Query plan

For any lazy query Polars has both:

a non-optimized plan with the set of steps code as we provided it and
an optimized plan with changes made by the query optimizer

We can understand both the non-optimized and optimized query plans with visualization and by printing them as text.

Below we consider the following query:

Python

q1 = (
    pl.scan_csv("docs/data/reddit.csv")
    .with_columns(pl.col("name").str.to_uppercase())
    .filter(pl.col("comment_karma") > 0)
)

Non-optimized query plan

Graphviz visualization

First we visualise the non-optimized plan by setting optimized=False.

Python

show_graph

q1.show_graph(optimized=False)

The query plan visualization should be read from bottom to top.

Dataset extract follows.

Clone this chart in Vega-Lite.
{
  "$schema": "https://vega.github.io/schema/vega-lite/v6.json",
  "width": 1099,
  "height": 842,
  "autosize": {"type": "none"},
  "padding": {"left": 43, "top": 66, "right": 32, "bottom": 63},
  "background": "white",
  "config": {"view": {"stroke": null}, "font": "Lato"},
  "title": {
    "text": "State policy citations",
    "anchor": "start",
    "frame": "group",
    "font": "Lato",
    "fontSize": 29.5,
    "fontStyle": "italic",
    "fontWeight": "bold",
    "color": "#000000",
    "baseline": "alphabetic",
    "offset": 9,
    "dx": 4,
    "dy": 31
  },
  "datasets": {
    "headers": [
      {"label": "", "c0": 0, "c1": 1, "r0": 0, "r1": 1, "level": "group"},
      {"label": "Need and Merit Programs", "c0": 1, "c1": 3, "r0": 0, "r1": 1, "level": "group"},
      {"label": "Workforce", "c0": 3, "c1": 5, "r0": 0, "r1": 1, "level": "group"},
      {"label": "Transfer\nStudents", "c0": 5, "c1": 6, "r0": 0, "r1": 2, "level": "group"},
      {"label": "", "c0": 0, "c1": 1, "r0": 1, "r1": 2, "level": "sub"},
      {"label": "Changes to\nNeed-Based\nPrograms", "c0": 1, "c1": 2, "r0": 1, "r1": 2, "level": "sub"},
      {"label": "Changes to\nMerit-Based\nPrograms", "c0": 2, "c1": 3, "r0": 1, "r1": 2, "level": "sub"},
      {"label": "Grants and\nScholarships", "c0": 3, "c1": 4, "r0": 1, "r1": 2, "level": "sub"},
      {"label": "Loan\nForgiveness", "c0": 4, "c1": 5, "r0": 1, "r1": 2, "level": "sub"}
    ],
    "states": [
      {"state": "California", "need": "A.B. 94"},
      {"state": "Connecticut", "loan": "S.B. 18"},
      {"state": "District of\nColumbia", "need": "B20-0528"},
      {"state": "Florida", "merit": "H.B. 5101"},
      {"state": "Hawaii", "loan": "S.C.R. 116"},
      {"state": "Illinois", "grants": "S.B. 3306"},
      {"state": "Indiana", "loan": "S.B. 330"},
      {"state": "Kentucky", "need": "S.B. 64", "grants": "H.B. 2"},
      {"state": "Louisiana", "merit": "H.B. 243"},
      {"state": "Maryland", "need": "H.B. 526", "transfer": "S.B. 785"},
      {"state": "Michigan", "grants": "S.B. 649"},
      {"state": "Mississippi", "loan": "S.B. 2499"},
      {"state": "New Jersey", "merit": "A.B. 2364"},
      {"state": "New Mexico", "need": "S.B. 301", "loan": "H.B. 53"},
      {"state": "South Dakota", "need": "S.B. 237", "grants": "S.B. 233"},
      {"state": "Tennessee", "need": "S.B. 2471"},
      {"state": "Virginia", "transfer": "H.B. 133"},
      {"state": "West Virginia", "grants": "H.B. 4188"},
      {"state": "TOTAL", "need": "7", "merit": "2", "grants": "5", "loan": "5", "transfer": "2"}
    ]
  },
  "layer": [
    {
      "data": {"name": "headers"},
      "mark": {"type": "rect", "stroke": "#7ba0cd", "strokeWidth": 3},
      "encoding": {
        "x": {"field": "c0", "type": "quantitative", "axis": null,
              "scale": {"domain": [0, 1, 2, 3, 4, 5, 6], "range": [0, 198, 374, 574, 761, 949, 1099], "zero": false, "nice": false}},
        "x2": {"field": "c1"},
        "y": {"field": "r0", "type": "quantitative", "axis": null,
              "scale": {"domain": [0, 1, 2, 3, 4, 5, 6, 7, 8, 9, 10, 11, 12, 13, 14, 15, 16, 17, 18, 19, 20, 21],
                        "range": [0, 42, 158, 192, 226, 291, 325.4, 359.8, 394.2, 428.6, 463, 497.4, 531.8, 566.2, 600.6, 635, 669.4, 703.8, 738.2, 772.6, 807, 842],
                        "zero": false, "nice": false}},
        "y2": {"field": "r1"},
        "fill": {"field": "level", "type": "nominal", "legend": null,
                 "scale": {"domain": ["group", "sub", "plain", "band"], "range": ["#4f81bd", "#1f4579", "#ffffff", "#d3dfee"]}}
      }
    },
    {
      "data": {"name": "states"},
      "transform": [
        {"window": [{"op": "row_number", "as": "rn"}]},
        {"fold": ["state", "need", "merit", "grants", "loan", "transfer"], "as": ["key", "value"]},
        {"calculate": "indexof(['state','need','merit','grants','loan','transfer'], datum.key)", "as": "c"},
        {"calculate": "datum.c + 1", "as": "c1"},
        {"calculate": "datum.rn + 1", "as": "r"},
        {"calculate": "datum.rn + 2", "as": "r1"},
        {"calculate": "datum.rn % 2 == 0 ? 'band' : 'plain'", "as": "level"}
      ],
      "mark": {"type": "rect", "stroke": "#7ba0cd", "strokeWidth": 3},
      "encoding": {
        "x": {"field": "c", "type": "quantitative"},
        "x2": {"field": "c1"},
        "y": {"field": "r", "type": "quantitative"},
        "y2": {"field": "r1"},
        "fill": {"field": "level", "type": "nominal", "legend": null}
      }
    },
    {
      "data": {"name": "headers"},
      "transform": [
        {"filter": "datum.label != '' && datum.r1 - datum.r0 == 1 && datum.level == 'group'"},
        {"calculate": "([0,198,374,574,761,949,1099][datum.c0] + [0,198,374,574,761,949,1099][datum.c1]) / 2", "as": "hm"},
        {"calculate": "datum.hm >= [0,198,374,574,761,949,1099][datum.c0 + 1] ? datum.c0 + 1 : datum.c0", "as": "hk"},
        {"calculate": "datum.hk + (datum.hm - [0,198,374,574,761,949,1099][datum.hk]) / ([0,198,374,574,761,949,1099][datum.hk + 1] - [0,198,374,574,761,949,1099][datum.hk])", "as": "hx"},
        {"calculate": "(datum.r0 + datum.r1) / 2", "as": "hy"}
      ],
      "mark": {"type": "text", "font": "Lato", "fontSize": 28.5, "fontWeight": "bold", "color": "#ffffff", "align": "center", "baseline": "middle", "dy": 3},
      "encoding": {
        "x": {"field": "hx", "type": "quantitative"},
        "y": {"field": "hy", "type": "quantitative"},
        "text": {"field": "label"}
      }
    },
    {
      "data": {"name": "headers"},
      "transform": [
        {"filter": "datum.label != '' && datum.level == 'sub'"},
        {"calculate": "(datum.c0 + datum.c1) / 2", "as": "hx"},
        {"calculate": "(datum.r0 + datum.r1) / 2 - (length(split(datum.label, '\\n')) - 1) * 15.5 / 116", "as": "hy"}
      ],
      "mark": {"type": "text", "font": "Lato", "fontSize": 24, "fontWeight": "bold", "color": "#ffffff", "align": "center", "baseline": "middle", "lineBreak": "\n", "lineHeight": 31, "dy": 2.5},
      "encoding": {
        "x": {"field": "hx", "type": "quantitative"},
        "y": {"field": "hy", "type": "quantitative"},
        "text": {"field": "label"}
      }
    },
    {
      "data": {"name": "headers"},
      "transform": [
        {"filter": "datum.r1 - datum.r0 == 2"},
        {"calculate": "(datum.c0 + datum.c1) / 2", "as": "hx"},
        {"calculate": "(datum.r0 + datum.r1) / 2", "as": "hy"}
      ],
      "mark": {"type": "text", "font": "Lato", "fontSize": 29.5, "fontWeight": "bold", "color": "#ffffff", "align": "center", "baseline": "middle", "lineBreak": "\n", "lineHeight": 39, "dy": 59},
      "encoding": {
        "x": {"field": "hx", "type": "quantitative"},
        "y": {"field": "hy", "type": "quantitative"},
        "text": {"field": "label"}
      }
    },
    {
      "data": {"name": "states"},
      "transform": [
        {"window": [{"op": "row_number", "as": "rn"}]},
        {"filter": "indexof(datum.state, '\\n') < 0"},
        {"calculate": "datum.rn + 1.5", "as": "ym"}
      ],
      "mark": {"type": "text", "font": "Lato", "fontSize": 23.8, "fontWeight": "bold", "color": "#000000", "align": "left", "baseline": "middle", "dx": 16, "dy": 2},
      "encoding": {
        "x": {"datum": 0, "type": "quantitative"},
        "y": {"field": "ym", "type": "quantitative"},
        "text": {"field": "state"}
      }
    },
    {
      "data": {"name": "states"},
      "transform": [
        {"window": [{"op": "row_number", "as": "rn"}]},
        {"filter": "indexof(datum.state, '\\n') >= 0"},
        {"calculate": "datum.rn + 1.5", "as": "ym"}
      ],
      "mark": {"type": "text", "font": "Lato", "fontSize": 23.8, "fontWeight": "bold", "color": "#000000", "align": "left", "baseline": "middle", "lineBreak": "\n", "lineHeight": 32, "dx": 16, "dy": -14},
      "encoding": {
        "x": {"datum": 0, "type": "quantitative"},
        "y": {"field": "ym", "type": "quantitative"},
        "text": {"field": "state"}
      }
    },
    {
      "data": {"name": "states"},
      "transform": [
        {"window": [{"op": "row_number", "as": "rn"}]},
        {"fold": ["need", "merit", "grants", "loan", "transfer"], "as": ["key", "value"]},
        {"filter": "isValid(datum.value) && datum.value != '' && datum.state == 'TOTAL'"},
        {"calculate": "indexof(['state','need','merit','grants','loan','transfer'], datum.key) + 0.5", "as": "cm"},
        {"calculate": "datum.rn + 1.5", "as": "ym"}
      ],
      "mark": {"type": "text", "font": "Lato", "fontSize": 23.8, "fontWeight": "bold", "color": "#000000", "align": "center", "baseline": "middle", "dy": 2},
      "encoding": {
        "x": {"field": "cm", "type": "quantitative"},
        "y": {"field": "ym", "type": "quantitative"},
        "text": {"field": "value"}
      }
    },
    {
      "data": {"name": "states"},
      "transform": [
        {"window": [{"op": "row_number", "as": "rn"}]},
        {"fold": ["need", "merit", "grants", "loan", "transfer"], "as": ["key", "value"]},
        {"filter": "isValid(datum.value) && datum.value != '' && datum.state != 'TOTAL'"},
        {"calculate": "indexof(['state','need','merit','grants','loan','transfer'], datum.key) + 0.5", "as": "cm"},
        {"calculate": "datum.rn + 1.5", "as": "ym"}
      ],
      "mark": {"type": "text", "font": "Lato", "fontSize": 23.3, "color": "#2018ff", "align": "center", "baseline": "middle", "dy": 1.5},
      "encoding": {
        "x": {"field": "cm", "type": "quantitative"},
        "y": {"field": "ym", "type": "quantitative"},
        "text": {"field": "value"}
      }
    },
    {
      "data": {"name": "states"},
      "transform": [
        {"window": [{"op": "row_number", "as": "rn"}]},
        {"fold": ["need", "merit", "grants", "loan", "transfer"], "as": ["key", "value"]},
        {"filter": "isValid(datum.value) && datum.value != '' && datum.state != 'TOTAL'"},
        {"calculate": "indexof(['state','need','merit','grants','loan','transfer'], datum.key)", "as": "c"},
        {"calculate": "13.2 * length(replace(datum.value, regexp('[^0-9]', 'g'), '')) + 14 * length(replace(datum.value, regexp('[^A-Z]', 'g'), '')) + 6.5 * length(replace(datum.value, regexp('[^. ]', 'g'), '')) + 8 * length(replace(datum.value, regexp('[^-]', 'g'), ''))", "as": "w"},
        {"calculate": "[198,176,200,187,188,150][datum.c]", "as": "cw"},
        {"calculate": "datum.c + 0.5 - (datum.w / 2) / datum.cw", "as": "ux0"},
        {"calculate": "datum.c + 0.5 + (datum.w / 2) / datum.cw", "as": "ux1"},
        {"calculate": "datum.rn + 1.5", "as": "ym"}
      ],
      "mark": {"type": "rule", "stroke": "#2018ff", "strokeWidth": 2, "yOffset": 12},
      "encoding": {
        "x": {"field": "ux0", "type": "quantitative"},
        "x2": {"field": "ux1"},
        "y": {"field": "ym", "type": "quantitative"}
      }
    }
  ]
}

In the visualization:

each box corresponds to a stage in the query plan
the sigma stands for SELECTION and indicates any filter conditions
the pi stands for PROJECTION and indicates choosing a subset of columns

Printed query plan

We can also print the non-optimized plan with explain(optimized=False)

Python

explain

q1.explain(optimized=False)

FILTER [(col("comment_karma")) > (0)] FROM WITH_COLUMNS:
 [col("name").str.uppercase()]

    CSV SCAN data/reddit.csv
    PROJECT */6 COLUMNS

The printed plan should also be read from bottom to top. This non-optimized plan is roughly equal to:

read from the data/reddit.csv file
read all 6 columns (where the * wildcard in PROJECT */6 COLUMNS means take all columns)
transform the name column to uppercase
apply a filter on the comment_karma column

Optimized query plan

Now we visualize the optimized plan with show_graph.

Python

show_graph

q1.show_graph()

We can also print the optimized plan with explain

Python

explain

q1.explain()

 WITH_COLUMNS:
 [col("name").str.uppercase()]

    CSV SCAN data/reddit.csv
    PROJECT */6 COLUMNS
    SELECTION: [(col("comment_karma")) > (0)]

The optimized plan is to:

read the data from the Reddit CSV
apply the filter on the comment_karma column while the CSV is being read line-by-line
transform the name column to uppercase

In this case the query optimizer has identified that the filter can be applied while the CSV is read from disk rather than reading the whole file into memory and then applying the filter. This optimization is called Predicate Pushdown.